Всё это время мы жили в землянке, а потом, наконец, переехали на Болотную улицу. Там частный дом был, с холодной кладовой. Наружную стену хозяин утеплил и сдавал нам в качестве комнаты, печку помог сложить. А мебель та же – топчаны, стол…
– Вы закончили школу и поступили в институт?
– Да, в строительный, на промышленно-гражданское строительство.
– Почему не на худграф. Вы же любили рисовать?
– Одной любви мало. Нужны были хотя бы начальные навыки построения композиции, света, а у меня ничего этого не было.
И тем не менее, я подал документы на архитектурный факультет. Приехал в Новосибирск за три дня до экзамена и узнал, что другие приехали за месяц и посещали подготовительные курсы. Я тоже три дня на них походил, но этого оказалось мало.

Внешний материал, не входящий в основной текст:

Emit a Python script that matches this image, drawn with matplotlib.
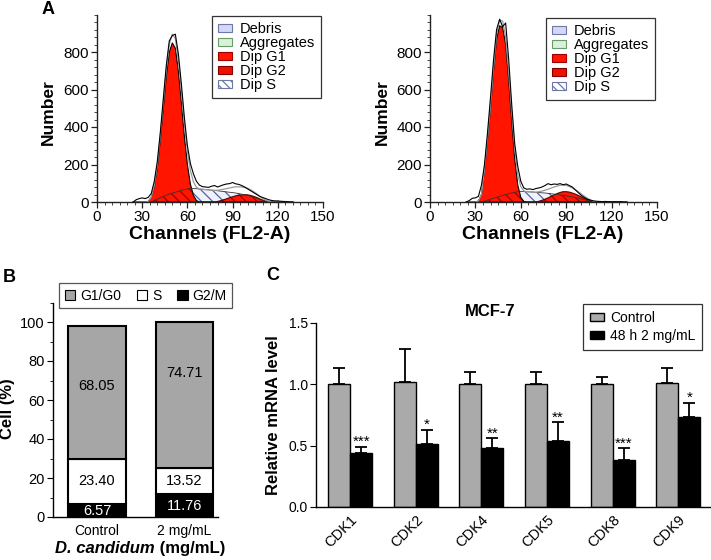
import numpy as np
import matplotlib.pyplot as plt
from matplotlib.patches import Patch
from matplotlib.ticker import MultipleLocator, FormatStrFormatter

plt.rcParams['font.family'] = ['Liberation Sans', 'DejaVu Sans']
plt.rcParams['hatch.linewidth'] = 0.9

W, H = 711, 560


def box(x0, y0, x1, y1):
    # pixel box (top-left origin) -> figure rect
    return [x0 / W, 1 - y1 / H, (x1 - x0) / W, (y1 - y0) / H]


def fxy(x, y):
    return x / W, 1 - y / H


# ---- A: DNA content histograms, counts read every 2 channels (24..130)
channels = np.arange(24, 131, 2)

ctrl_raw = [0, 12, 18, 22, 18, 25, 45, 110, 215, 370,
            550, 730, 860, 888, 895, 790, 630, 450, 300, 205,
            150, 110, 90, 82, 80, 78, 84, 88, 80, 86,
            92, 96, 98, 104, 97, 94, 88, 80, 70, 60,
            50, 40, 30, 24, 18, 12, 8, 6, 6, 4,
            3, 2, 0, 0]
ctrl_g1 = [0, 0, 0, 0, 0, 3, 25, 80, 180, 330,
           500, 670, 800, 848, 820, 700, 530, 350, 200, 95,
           35, 8, 0, 0, 0, 0, 0, 0, 0, 0,
           0, 0, 0, 0, 0, 0, 0, 0, 0, 0,
           0, 0, 0, 0, 0, 0, 0, 0, 0, 0,
           0, 0, 0, 0]
ctrl_s = [0, 0, 0, 0, 0, 0, 0, 8, 15, 22,
          30, 36, 42, 47, 52, 57, 62, 66, 70, 73,
          72, 71, 69, 68, 66, 65, 63, 62, 60, 58,
          56, 54, 52, 50, 48, 45, 42, 38, 35, 30,
          25, 20, 14, 9, 5, 2, 0, 0, 0, 0,
          0, 0, 0, 0]
ctrl_g2 = [0, 0, 0, 0, 0, 0, 0, 0, 0, 0,
           0, 0, 0, 0, 0, 0, 0, 0, 0, 0,
           0, 0, 0, 0, 0, 0, 0, 0, 3, 7,
           12, 17, 23, 28, 33, 36, 38, 39, 38, 35,
           30, 24, 17, 10, 5, 2, 0, 0, 0, 0,
           0, 0, 0, 0]

trt_raw = [0, 8, 20, 22, 30, 90, 200, 370, 560, 760,
           920, 975, 935, 955, 760, 520, 310, 190, 110, 75,
           68, 70, 66, 72, 75, 80, 88, 98, 92, 96,
           94, 98, 92, 96, 88, 80, 65, 50, 35, 24,
           15, 10, 6, 4, 3, 2, 3, 2, 1, 2,
           1, 2, 0, 0]
trt_g1 = [0, 0, 0, 0, 5, 40, 170, 330, 500, 700,
          870, 940, 930, 840, 650, 430, 230, 90, 25, 3,
          0, 0, 0, 0, 0, 0, 0, 0, 0, 0,
          0, 0, 0, 0, 0, 0, 0, 0, 0, 0,
          0, 0, 0, 0, 0, 0, 0, 0, 0, 0,
          0, 0, 0, 0]
trt_s = [0, 0, 0, 0, 0, 0, 5, 10, 15, 20,
         25, 30, 35, 40, 44, 48, 52, 55, 57, 56,
         55, 54, 53, 52, 51, 49, 48, 46, 44, 42,
         40, 38, 35, 33, 30, 27, 24, 20, 16, 12,
         8, 5, 2, 0, 0, 0, 0, 0, 0, 0,
         0, 0, 0, 0]
trt_g2 = [0, 0, 0, 0, 0, 0, 0, 0, 0, 0,
          0, 0, 0, 0, 0, 0, 0, 0, 0, 0,
          0, 0, 0, 0, 4, 9, 15, 22, 30, 38,
          45, 51, 55, 55, 53, 48, 42, 35, 27, 19,
          12, 6, 2, 0, 0, 0, 0, 0, 0, 0,
          0, 0, 0, 0]

hist_labels = ['Debris', 'Aggregates', 'Dip G1', 'Dip G2', 'Dip S']

# ---- B: cell cycle distribution (%)
groups_b = ['Control', '2 mg/mL']
g1g0 = [68.05, 74.71]
s_phase = [23.40, 13.52]
g2m = [6.57, 11.76]

# ---- C: relative mRNA level, MCF-7
genes = ['CDK1', 'CDK2', 'CDK4', 'CDK5', 'CDK8', 'CDK9']
ctrl_mean = [1.00, 1.02, 1.00, 1.00, 1.00, 1.01]
ctrl_sd = [0.13, 0.27, 0.10, 0.10, 0.06, 0.12]
trt_mean = [0.44, 0.51, 0.48, 0.54, 0.38, 0.73]
trt_sd = [0.05, 0.12, 0.08, 0.15, 0.10, 0.12]
stars = ['***', '*', '**', '**', '***', '*']

RED = '#ff1500'
HATCH_BLUE = '#5062ae'

fig = plt.figure(figsize=(W / 100, H / 100), dpi=100)


def draw_hist(rect, raw, g1, s, g2, leg_xy):
    ax = fig.add_axes(rect)
    raw, g1, s, g2 = map(np.asarray, (raw, g1, s, g2))
    ax.fill_between(channels, 0, s, facecolor='#f1f3fb', edgecolor=HATCH_BLUE,
                    hatch='\\\\\\', linewidth=0)
    ax.fill_between(channels, 0, g1, facecolor=RED, edgecolor='none')
    ax.fill_between(channels, 0, g2, facecolor=RED, edgecolor='none')
    under = np.minimum(s, np.maximum(g1, g2))
    ax.fill_between(channels, 0, under, facecolor='none', edgecolor='#a00000',
                    hatch='\\\\\\', linewidth=0)
    ax.plot(channels, g1, color='black', lw=0.8)
    ax.plot(channels, g2, color='#5a0000', lw=0.8)
    ax.plot(channels, s, color='#3a3030', lw=0.6)
    ax.plot(channels, g1 + s + g2, color='#9a9a9a', lw=0.9)
    ax.plot(channels, raw, color='black', lw=0.8)

    ax.set_xlim(0, 150)
    ax.set_ylim(0, 1000)
    ax.set_xticks(range(0, 151, 30))
    ax.set_yticks(range(0, 801, 200))
    ax.xaxis.set_minor_locator(MultipleLocator(5))
    ax.yaxis.set_minor_locator(MultipleLocator(40))
    for sp in ['top', 'right']:
        ax.spines[sp].set_visible(False)
    for sp in ['left', 'bottom']:
        ax.spines[sp].set_linewidth(1.0)
        ax.spines[sp].set_color('#222222')
    ax.tick_params(which='major', length=4, width=0.9, labelsize=11, pad=2,
                   color='#222222')
    ax.tick_params(which='minor', length=2, width=0.7, color='#444444')

    handles = [
        Patch(facecolor='#d4d8f4', edgecolor='#6c78a8', lw=0.8),
        Patch(facecolor='#d8f2d8', edgecolor='#6a9a6a', lw=0.8),
        Patch(facecolor=RED, edgecolor='#a00000', lw=0.8),
        Patch(facecolor='#f01000', edgecolor='#800000', lw=0.8),
        Patch(facecolor='white', edgecolor='#6c78a8', hatch='\\\\\\\\', lw=0.8),
    ]
    leg = ax.legend(handles, hist_labels, loc='upper left',
                    bbox_to_anchor=fxy(*leg_xy), bbox_transform=fig.transFigure,
                    fontsize=10.5, handlelength=1.0, handleheight=0.45,
                    handletextpad=0.5, labelspacing=0.0, borderpad=0.4,
                    borderaxespad=0, fancybox=False, framealpha=1)
    leg.get_frame().set_edgecolor('#333333')
    leg.get_frame().set_linewidth(0.9)
    return ax


draw_hist(box(97, 14.5, 323, 202), ctrl_raw, ctrl_g1, ctrl_s, ctrl_g2, (212, 16))
draw_hist(box(430, 14.5, 657, 202), trt_raw, trt_g1, trt_s, trt_g2, (546, 18))

for cx in (48, 382):
    fig.text(*fxy(cx, 112), 'Number', rotation=90, ha='center', va='center',
             fontsize=12.5, fontweight='bold')
for cx in (210, 543):
    fig.text(*fxy(cx, 234), 'Channels (FL2-A)', ha='center', va='center',
             fontsize=14, fontweight='bold')

# ---- panel B
axb = fig.add_axes(box(53, 302.5, 218, 517))
xb = np.arange(len(groups_b))
g2m_a = np.array(g2m)
s_a = np.array(s_phase)
g1_a = np.array(g1g0)
bw = 0.66
axb.bar(xb, g2m_a, bw, color='black', edgecolor='black', lw=1.5)
axb.bar(xb, s_a, bw, bottom=g2m_a, color='white', edgecolor='black', lw=1.5)
axb.bar(xb, g1_a, bw, bottom=g2m_a + s_a, color='#a6a6a6', edgecolor='black', lw=1.5)
g1_label_y = [67, 74]
for i in range(len(groups_b)):
    axb.text(xb[i], g2m_a[i] / 2, f'{g2m[i]:.2f}', color='white', ha='center',
             va='center', fontsize=10.5)
    axb.text(xb[i], g2m_a[i] + s_a[i] / 2, f'{s_phase[i]:.2f}', ha='center',
             va='center', fontsize=10.5)
    axb.text(xb[i], g1_label_y[i], f'{g1g0[i]:.2f}', ha='center', va='center',
             fontsize=10.5)
axb.set_xlim(-0.503, 1.383)
axb.set_ylim(0, 110)
axb.set_yticks(range(0, 101, 20))
axb.yaxis.set_minor_locator(MultipleLocator(10))
axb.set_xticks(xb)
axb.set_xticklabels(groups_b)
for sp in ['top', 'right']:
    axb.spines[sp].set_visible(False)
for sp in ['left', 'bottom']:
    axb.spines[sp].set_linewidth(1.0)
axb.tick_params(axis='y', which='major', length=4, labelsize=10.5, pad=2)
axb.tick_params(axis='y', which='minor', length=2)
axb.tick_params(axis='x', length=0, labelsize=10, pad=5)

leg_b = axb.legend([Patch(facecolor='#a6a6a6', edgecolor='black', lw=0.8),
                    Patch(facecolor='white', edgecolor='black', lw=0.8),
                    Patch(facecolor='black', edgecolor='black', lw=0.8)],
                   ['G1/G0', 'S', 'G2/M'], ncol=3, loc='upper left',
                   bbox_to_anchor=fxy(59, 283), bbox_transform=fig.transFigure,
                   fontsize=10, handlelength=0.75, handleheight=0.72,
                   handletextpad=0.35, columnspacing=1.15, borderpad=0.4,
                   borderaxespad=0, fancybox=False, framealpha=1)
leg_b.get_frame().set_edgecolor('#555555')
leg_b.get_frame().set_linewidth(0.9)

fig.text(*fxy(8, 409), 'Cell (%)', rotation=90, ha='center', va='center',
         fontsize=12, fontweight='bold')
t1 = fig.text(*fxy(55, 553), 'D. candidum', ha='left', va='baseline',
              fontsize=12, fontweight='bold', style='italic')
axb.annotate(' (mg/mL)', xy=(1, 0), xycoords=t1, va='bottom', ha='left',
             fontsize=12, fontweight='bold', annotation_clip=False)

# ---- panel C
axc = fig.add_axes(box(316, 323, 710, 507))
xc = np.arange(len(genes))
cw = 0.335
zeros = np.zeros(len(genes))
axc.bar(xc - cw / 2, ctrl_mean, cw, color='#aaaaaa', edgecolor='black', lw=1.0,
        label='Control')
axc.bar(xc + cw / 2, trt_mean, cw, color='black', edgecolor='black', lw=1.0,
        label='48 h 2 mg/mL')
axc.errorbar(xc - cw / 2, ctrl_mean, yerr=[zeros, ctrl_sd], fmt='none',
             ecolor='black', elinewidth=1.3, capsize=4, capthick=1.3)
axc.errorbar(xc + cw / 2, trt_mean, yerr=[zeros, trt_sd], fmt='none',
             ecolor='black', elinewidth=1.3, capsize=4, capthick=1.3)
for i in range(len(genes)):
    axc.text(xc[i] + cw / 2, trt_mean[i] + trt_sd[i] + 0.005, stars[i],
             ha='center', va='baseline', fontsize=11)
axc.set_xlim(-0.52, 5.48)
axc.set_ylim(0, 1.5)
axc.set_yticks([0, 0.5, 1.0, 1.5])
axc.yaxis.set_major_formatter(FormatStrFormatter('%.1f'))
axc.set_xticks(xc)
axc.set_xticklabels(genes, rotation=45, ha='right', va='top',
                    rotation_mode='anchor')
for sp in ['top', 'right']:
    axc.spines[sp].set_visible(False)
for sp in ['left', 'bottom']:
    axc.spines[sp].set_linewidth(1.0)
axc.tick_params(axis='y', length=4, labelsize=10, pad=2)
axc.tick_params(axis='x', length=0, labelsize=10.5, pad=4)

leg_c = axc.legend(loc='upper left', bbox_to_anchor=fxy(583, 304),
                   bbox_transform=fig.transFigure, fontsize=10,
                   handlelength=1.0, handleheight=0.55, handletextpad=0.45,
                   labelspacing=0.3, borderpad=0.5, borderaxespad=0,
                   fancybox=False, framealpha=1)
leg_c.get_frame().set_edgecolor('#333333')
leg_c.get_frame().set_linewidth(0.9)

fig.text(*fxy(490, 311), 'MCF-7', ha='center', va='center', fontsize=12,
         fontweight='bold')
fig.text(*fxy(273, 415), 'Relative mRNA level', rotation=90, ha='center',
         va='center', fontsize=12, fontweight='bold')

# panel letters
for letter, (lx, ly) in zip('ABC', [(48, 10), (9, 277), (273, 275)]):
    fig.text(*fxy(lx, ly), letter, ha='center', va='center', fontsize=13,
             fontweight='bold')

fig.savefig('out.png', dpi=100)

В общем, черчение я сдал на «отлично», а рисунок завалил. Но мне подсказали, что можно переоформить документы на другой факультет, так я и сделал. В результате связал свою жизнь с промышленным строительством.
– Выходит, пошли по следам отца.
– Да, выходит, так. Наверное, ничего случайного в нашей жизни нет. По окончании института я попал в Министерство электрификации СССР, строил наши ТЭЦ-2, ТЭЦ-3, ТЭЦ-5, возводил объекты на Дальнем Востоке, в Якутии, Чите, Красноярске, по всему Союзу колесил.
– А как же рисование?
– В институте у нас были академические часы по рисунку, начиная со второго курса, мы занимались в тех же аудиториях, что и архитекторы. Часов было, конечно, немного, но основы рисунка, композицию и другие базовые знания мы успели освоить. Ну и потом я уже всю жизнь рисовал.
– Как вам удавалось совмещать это с работой, семьёй?
–Это было отдушиной, источником сил. Помню, моя первая тёща ворчала: «Хоть бы продавал свои картины!». А я не понимал и не хотел их продавать, это же как часть души продать.
– Почему вы выбрали акварель? Ведь это краска, которая не подразумевает исправлений?
– Да, у акварели много достоинств, она передаёт прозрачность, лёгкость, позволяет создавать множество оттенков, но поправить акварельный рисунок невозможно.
– Как жизнь.
– Верно.
– Но, если бы можно было исправить жизнь, где бы вы хотели родиться?
– В России. Только в России. Как говорится, где родился, там и пригодился. А ещё я уверен, что там, наверху, ещё не родившись, ребёнок сам выбирает себе родителей, место, где будет жить. Несмотря на своё немецкое имя, я выбрал Россию, и не жалею об этом.